Source code of charts:
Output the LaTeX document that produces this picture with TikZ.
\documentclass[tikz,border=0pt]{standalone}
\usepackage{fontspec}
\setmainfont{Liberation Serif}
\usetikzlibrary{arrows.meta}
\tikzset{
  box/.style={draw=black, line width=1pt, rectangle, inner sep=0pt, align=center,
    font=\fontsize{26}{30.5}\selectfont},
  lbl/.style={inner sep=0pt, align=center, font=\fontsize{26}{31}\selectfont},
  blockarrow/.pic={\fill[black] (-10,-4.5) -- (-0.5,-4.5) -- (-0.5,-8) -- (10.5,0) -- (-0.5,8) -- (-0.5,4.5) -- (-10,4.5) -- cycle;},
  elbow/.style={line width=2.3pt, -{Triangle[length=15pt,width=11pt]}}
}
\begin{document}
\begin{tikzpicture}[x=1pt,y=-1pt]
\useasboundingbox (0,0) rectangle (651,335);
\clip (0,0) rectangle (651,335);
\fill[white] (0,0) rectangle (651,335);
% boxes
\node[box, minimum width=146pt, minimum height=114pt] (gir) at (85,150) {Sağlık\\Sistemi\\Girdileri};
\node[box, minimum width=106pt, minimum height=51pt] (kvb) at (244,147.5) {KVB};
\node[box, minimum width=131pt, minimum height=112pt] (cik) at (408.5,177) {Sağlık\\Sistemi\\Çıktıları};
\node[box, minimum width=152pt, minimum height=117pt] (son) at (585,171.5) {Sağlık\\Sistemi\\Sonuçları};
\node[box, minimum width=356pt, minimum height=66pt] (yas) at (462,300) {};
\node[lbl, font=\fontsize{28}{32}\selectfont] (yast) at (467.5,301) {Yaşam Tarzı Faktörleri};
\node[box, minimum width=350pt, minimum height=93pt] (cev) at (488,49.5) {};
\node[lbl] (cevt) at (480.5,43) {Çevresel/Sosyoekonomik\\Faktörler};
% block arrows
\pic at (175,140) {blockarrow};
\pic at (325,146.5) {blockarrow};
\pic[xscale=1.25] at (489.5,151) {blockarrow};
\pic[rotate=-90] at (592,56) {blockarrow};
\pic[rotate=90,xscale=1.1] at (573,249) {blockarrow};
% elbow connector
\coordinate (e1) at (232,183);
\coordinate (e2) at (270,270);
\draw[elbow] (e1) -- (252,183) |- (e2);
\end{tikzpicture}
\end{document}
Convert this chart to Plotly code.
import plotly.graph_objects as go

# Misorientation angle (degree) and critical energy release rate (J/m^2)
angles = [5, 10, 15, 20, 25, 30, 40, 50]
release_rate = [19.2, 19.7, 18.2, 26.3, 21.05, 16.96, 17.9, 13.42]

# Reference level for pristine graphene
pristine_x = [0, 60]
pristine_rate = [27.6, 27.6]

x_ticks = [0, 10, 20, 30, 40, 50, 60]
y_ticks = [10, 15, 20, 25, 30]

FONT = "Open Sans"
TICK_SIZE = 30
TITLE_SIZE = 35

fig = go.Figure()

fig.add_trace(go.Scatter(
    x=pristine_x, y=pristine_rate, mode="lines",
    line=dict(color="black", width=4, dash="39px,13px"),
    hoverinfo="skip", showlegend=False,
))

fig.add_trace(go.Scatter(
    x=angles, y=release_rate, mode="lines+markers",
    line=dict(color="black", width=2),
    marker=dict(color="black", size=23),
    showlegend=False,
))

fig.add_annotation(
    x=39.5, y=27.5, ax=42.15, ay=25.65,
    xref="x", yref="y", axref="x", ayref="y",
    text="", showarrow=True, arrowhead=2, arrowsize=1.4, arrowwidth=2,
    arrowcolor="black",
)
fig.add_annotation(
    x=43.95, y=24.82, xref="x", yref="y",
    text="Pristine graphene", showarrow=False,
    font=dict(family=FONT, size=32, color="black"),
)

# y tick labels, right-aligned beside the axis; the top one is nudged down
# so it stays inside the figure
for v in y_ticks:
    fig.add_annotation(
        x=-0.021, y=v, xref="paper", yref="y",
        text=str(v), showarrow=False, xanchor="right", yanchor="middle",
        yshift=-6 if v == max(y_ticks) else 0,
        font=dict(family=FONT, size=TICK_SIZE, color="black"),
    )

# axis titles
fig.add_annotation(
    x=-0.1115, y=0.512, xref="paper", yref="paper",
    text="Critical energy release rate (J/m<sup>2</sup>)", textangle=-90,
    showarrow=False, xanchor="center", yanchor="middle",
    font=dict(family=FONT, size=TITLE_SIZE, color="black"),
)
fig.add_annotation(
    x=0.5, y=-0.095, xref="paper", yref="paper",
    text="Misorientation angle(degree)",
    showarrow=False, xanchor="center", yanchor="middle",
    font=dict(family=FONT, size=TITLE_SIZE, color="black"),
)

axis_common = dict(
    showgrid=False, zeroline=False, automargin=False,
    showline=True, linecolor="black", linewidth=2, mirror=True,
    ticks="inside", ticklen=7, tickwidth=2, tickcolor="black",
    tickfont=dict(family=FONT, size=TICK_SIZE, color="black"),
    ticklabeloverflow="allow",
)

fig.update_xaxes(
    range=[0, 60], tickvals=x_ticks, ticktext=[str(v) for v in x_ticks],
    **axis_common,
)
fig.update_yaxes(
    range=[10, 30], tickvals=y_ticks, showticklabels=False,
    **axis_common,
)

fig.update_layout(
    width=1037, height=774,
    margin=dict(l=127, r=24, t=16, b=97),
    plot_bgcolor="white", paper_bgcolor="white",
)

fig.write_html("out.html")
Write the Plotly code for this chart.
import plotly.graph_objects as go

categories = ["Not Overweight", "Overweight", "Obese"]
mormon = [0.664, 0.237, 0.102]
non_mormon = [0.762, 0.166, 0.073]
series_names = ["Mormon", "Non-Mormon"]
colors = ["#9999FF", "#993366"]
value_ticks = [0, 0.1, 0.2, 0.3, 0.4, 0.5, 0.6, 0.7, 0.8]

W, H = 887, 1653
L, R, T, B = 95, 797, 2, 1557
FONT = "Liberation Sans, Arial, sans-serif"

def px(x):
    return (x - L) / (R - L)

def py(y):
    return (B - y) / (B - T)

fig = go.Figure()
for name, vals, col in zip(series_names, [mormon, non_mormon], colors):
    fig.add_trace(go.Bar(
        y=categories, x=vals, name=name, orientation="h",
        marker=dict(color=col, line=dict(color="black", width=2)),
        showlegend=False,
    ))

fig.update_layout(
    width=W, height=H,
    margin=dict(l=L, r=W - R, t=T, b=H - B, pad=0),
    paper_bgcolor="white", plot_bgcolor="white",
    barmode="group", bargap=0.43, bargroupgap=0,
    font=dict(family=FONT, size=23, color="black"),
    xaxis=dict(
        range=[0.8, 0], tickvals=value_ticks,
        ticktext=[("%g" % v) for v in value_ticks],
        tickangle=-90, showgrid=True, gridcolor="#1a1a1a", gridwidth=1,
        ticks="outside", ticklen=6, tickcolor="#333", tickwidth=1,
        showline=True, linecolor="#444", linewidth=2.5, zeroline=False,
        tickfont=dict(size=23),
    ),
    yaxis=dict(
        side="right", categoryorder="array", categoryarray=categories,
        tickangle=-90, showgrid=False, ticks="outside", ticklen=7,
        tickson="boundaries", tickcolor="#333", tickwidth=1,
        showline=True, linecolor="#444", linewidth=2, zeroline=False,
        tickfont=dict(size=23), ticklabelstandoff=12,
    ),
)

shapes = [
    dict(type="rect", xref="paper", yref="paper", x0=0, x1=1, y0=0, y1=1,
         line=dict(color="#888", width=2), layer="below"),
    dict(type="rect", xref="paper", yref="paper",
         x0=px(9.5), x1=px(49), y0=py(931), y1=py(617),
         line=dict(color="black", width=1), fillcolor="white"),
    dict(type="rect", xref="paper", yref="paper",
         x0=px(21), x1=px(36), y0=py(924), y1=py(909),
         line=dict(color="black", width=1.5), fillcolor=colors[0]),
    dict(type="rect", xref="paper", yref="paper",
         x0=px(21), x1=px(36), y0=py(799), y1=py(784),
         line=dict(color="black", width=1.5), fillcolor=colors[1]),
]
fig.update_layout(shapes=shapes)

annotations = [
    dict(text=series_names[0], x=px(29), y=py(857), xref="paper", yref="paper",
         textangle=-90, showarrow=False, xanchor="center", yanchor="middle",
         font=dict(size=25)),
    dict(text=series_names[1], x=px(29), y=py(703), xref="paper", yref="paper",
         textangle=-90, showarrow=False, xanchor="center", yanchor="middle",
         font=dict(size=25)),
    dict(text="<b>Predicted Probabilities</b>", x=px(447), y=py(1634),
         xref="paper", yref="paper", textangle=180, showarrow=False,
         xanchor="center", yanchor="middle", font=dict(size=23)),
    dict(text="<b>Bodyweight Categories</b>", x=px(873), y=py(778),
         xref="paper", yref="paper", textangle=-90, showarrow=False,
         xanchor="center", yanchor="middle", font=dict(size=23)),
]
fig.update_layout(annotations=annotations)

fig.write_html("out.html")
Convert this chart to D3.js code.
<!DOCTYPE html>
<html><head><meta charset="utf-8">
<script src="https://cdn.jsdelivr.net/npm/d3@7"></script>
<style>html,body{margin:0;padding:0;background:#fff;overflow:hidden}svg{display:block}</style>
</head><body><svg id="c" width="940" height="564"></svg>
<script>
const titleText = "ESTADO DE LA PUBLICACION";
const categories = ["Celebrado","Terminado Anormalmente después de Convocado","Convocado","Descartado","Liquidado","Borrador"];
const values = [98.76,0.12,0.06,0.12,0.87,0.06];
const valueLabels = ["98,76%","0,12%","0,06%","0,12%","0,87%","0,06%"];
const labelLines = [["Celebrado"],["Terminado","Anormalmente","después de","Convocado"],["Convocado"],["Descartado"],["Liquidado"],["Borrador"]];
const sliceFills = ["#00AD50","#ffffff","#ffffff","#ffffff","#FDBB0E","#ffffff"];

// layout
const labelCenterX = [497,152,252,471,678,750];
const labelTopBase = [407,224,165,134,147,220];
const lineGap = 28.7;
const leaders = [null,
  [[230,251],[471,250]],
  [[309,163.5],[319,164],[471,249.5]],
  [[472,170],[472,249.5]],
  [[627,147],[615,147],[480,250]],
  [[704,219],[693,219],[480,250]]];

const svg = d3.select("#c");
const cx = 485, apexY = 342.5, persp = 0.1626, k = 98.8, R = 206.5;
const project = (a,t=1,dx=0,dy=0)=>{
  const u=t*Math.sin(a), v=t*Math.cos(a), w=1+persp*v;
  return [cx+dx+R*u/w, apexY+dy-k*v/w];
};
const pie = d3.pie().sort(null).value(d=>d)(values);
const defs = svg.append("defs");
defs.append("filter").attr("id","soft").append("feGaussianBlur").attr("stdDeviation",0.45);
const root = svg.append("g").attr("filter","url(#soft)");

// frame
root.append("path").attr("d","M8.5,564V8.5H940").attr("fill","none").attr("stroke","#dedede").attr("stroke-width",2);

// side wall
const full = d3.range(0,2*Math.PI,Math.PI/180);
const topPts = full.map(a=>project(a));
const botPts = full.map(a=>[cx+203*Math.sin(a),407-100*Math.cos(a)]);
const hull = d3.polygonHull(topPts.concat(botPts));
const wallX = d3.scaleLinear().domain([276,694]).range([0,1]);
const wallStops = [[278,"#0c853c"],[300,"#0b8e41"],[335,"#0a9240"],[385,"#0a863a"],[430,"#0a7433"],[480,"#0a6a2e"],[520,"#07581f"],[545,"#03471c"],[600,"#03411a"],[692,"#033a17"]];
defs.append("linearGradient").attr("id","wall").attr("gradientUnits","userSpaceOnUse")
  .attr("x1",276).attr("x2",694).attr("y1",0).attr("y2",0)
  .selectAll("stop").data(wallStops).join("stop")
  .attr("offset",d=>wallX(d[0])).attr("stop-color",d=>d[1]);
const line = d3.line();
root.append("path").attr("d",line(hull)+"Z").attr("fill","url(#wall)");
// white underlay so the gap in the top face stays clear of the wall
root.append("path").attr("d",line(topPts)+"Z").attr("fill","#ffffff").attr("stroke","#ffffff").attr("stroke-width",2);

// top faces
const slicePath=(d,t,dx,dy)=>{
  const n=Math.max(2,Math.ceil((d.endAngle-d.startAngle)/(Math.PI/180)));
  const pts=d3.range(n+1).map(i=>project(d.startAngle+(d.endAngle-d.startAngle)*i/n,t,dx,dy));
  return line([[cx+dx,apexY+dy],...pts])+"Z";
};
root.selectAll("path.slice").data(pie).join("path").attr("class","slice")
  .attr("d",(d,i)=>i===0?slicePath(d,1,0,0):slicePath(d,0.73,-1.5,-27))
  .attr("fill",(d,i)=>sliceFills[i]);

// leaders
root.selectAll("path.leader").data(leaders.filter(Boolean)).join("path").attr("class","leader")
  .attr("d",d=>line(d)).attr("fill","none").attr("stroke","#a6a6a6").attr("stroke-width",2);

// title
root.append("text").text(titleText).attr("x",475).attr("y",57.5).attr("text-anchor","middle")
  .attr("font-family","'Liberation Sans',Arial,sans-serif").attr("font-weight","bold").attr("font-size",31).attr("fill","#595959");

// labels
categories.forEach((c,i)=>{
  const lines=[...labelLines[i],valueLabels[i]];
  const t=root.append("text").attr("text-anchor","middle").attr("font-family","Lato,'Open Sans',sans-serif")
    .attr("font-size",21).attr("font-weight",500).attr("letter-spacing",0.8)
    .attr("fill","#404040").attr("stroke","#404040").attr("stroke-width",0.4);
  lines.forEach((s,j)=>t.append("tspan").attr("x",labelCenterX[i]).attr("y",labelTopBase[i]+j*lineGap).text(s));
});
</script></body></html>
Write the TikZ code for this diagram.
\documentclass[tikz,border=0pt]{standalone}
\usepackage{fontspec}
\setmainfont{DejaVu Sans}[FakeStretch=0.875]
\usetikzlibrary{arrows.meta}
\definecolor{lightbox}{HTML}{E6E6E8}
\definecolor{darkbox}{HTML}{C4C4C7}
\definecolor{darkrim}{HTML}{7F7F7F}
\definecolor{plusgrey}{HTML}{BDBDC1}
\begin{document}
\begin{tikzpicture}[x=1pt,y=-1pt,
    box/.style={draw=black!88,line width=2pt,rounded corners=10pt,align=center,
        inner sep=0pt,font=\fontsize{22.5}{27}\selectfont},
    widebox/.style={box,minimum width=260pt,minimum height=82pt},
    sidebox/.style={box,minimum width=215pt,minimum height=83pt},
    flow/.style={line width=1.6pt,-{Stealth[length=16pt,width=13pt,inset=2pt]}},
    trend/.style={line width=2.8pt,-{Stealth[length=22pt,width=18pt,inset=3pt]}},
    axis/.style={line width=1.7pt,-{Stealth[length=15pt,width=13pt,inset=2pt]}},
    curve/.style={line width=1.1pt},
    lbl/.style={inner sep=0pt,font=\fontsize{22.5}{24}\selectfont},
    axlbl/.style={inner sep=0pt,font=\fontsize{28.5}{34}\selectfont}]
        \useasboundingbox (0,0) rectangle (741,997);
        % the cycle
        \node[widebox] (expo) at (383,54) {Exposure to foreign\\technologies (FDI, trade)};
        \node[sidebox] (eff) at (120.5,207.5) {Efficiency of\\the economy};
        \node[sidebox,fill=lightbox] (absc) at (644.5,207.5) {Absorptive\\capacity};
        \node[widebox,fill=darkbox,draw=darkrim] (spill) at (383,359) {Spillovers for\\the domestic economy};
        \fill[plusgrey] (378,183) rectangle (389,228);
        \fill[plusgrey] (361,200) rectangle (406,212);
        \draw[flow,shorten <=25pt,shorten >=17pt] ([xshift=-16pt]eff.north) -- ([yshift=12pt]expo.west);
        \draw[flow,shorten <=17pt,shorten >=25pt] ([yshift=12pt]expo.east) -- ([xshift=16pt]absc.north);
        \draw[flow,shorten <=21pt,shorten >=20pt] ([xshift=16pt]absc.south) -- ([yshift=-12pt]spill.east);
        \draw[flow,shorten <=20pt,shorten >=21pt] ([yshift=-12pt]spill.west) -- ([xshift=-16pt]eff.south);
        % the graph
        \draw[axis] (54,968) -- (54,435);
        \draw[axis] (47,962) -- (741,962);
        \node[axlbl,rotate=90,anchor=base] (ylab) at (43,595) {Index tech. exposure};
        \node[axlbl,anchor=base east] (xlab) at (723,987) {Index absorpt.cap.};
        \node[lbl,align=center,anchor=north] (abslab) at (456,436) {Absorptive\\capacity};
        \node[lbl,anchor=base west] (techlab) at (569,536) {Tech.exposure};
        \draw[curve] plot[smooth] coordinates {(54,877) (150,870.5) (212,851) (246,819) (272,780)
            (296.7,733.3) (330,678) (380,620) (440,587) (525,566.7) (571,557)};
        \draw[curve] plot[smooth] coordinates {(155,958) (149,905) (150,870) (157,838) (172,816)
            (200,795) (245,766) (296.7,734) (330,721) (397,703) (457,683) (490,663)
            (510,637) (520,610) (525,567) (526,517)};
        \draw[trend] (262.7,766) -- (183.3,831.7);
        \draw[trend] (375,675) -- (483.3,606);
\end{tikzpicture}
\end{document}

# [Required task]
Check each line above for "this" and return the ones that have it.

# [Written reply]
Output the LaTeX document that produces this picture with TikZ.
Convert this chart to Plotly code.
Write the Plotly code for this chart.
Convert this chart to D3.js code.
Write the TikZ code for this diagram.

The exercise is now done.